Vivimos
en entornos en constante cambio y necesitamos soluciones creativas para
ajustarnos y adaptarnos a la incertidumbre. ¿Cómo pilota nuestro
cerebro por los equívocos de lo incierto? El teorema de la inferencia
bayesiana, ideado por el teólogo y matemático inglés Thomas Bayes y
publicado póstumamente en 1763 —que se ha convertido en uno de los
principios fundamentales de la ciencia cognitiva moderna—, lo explica.
“Cualquier sistema biológico que resista la tendencia al desorden se
adherirá a él”, señala el doctor Karl Friston, especialista en
neurociencias de la University College en Londres y principal defensor
de la idea de que nuestro cerebro es un órgano estadístico de inferencia
que opera bajo el principio de probabilidad bayesiano.
Según Friston,
“el cerebro, al tratar de anticipar lo que la próxima ola de sensaciones
le comunicará, constantemente hace inferencias y actualiza sus
creencias en función de lo que le transmiten los sentidos e intenta
minimizar las señales de error de predicción y previene la sorpresa.
Literalmente, es un órgano fantástico en el sentido de que genera
hipótesis y fantasías que le son apropiadas para tratar de explicar los
innumerables patrones y el flujo de información sensorial que está
recibiendo”.
Sin
embargo, no siempre podemos resolver la incertidumbre mediante la
reconstrucción de un modelo interno del mundo. Los efectos dañinos de
las respuestas a la incertidumbre no siempre pueden resolverse mediante
una actualización bayesiana exitosa. Ahí radica la amenaza de la
incertidumbre. En tal caso, uno no sabe realmente lo que siente, no sabe
quién es o si es alguien. El psicoanalista Thomas Ogden propone que,
contra el terror de no saber, elaboramos alternativas ilusorias capaces
de generar pensamientos, deseos y miedos, que se sienten como propios,
para protegernos contra el miedo.
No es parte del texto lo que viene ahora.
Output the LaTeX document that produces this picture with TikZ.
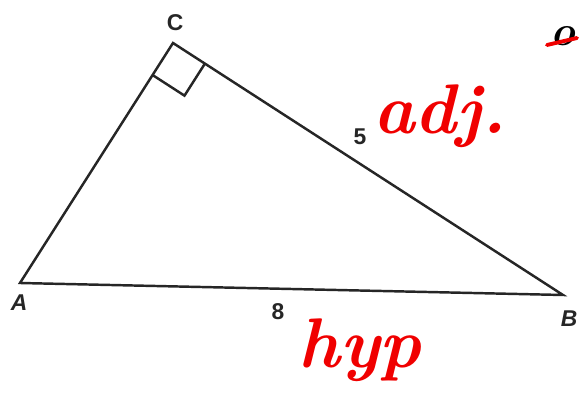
\documentclass[tikz,border=0pt]{standalone}
\usepackage{fontspec}
\usepackage{tikz}
\usetikzlibrary{calc}
\newfontfamily\labelfont{Liberation Sans}
\definecolor{pen}{RGB}{240, 0, 0}

\begin{document}
\begin{tikzpicture}[x=0.02cm, y=-0.02cm]
        % Styles
        \tikzset{side/.style={draw=black!85, line width=1.4pt, line join=miter}}
        \tikzset{vertex/.style={font=\labelfont\fontsize{13}{15}\selectfont\bfseries\itshape, text=black!85}}
        \tikzset{length/.style={font=\labelfont\fontsize{13}{15}\selectfont\bfseries, text=black!85}}
        \tikzset{note/.style={font=\fontsize{40}{40}\selectfont\bfseries\itshape, text=pen}}

        \useasboundingbox (0,0) rectangle (579,398);

        % Corners
        \coordinate (A) at (20,283);
        \coordinate (C) at (173,43);
        \coordinate (B) at (563,295);

        % Triangle
        \draw[side] (A) -- (C) -- (B) -- cycle;

        % Right angle
        \coordinate (ca) at ($(C)!0.76cm!(A)$);
        \coordinate (cb) at ($(C)!0.76cm!(B)$);
        \draw[side] (ca) -- ($(ca)+(cb)-(C)$) -- (cb);

        % Labels
        \node[length] (lc) at (175,23) {C};
        \node[vertex] (la) at (19,303) {A};
        \node[vertex] (lb) at (569,319) {B};
        \node[length] (l5) at (360,137) {5};
        \node[length] (l8) at (278,312) {8};

        % Notes
        \node[note] (adj) at (440,116) {adj.};
        \node[note] (hyp) at (360,350) {hyp};
        \node[font=\fontsize{24}{24}\selectfont\bfseries\itshape, inner sep=0pt] (opp) at (563,36) {o};
        \coordinate (s1) at (547,45);
        \coordinate (s2) at (577,38);
        \draw[pen, line width=2.2pt, line cap=round] (s1) -- (s2);
    \end{tikzpicture}
\end{document}
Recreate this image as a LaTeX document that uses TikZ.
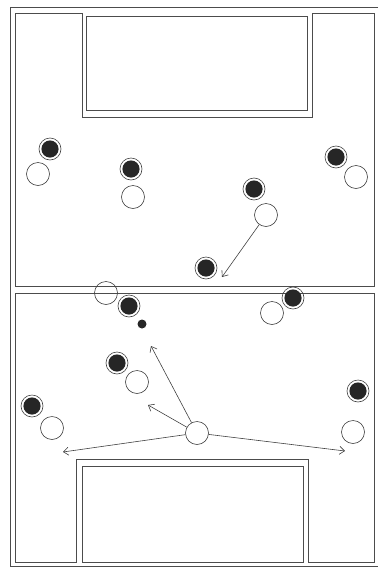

Sin esta ilusión, uno se sentiría
intolerablemente expuesto ante la incertidumbre que desequilibra el
núcleo del ser.
A pesar de que estas alternativas constituyen una
defensa efectiva, lo que uno siente aleja aún más a la persona de sí
misma —en tal situación se requiere de ayuda externa—.
Ahí,
donde no nos es posible aplicar la lógica de la razón y las palabras no
pueden nombrar lo incierto, aflora lo siniestro —lo extraño en lo
familiar—. Como una pintura cubista, que nos desconcierta y nos atrae, y
da cuenta de nuestros temores. Sigmund Freud le dedica un ensayo a lo
siniestro, en el que lo define como un saber inconsciente y lo asocia
con la extrañeza en nosotros mismos. El psicoanalista Christopher
Bollas lo describe como lo no pensado conocido. Aquello que sabemos,
pero que se mantiene en algún nivel fuera de nuestra conciencia. A pesar
de que no lo podemos expresar con palabras, se manifiesta en nuestras
emociones, como ocurre con los recuerdos viscerales de interacciones con
nuestros padres o cuidadores, que dan forma a quienes somos y definen
nuestra respuesta a la incertidumbre en la vida adulta.
En
los setenta, la doctora Mary Ainsworth, pionera en la teoría del apego,
concibió la situación del extraño para estudiar la relación entre las
conductas de apego y de exploración en bebés bajo condiciones en las que
confrontan a un desconocido. El experimento consiste en una serie de
episodios, que duran pocos minutos cada uno, mediante los cuales se
introduce, separa y reúne a una mujer, su hijo y un desconocido.
Ainsworth observó que el bebé utiliza a la madre como una base segura
para la exploración y, por otro lado, que la percepción de amenaza hacía
desaparecer las conductas exploratorias. Su experimento confirma que
los niños con apegos estables y predecibles afrontan mejor la
incertidumbre.
La
reacomodación de nuestros límites y fronteras, en el mejor de los
casos, estimula estados inéditos y creativos. Al permitirnos la
familiaridad con lo desconocido, la mente receptiva puede jugar. El
juego entendido de esta manera, dice el psicoanalista Donald Winnicott,
es un acto espontáneo. Es una experiencia emocional que se vive en el
presente. Una creatividad potencial depende de la posibilidad de
interrogarnos ¿por qué estamos donde estamos? En su ensayo No saber y
avanzar, el escritor Javier Marías apunta: “Es más, a menudo tengo la
sensación de que no sé escribir novelas, y sin embargo ahí están, al
cabo del tiempo, terminadas, publicadas y más o menos legibles”. Y
concluye: “Quizá por eso abrigo esa fuerte, creciente sensación de no
saber cómo se hace una novela. Porque no saber, no saber, y sin embargo
avanzar, es el único verdadero refugio de lo indeterminado”.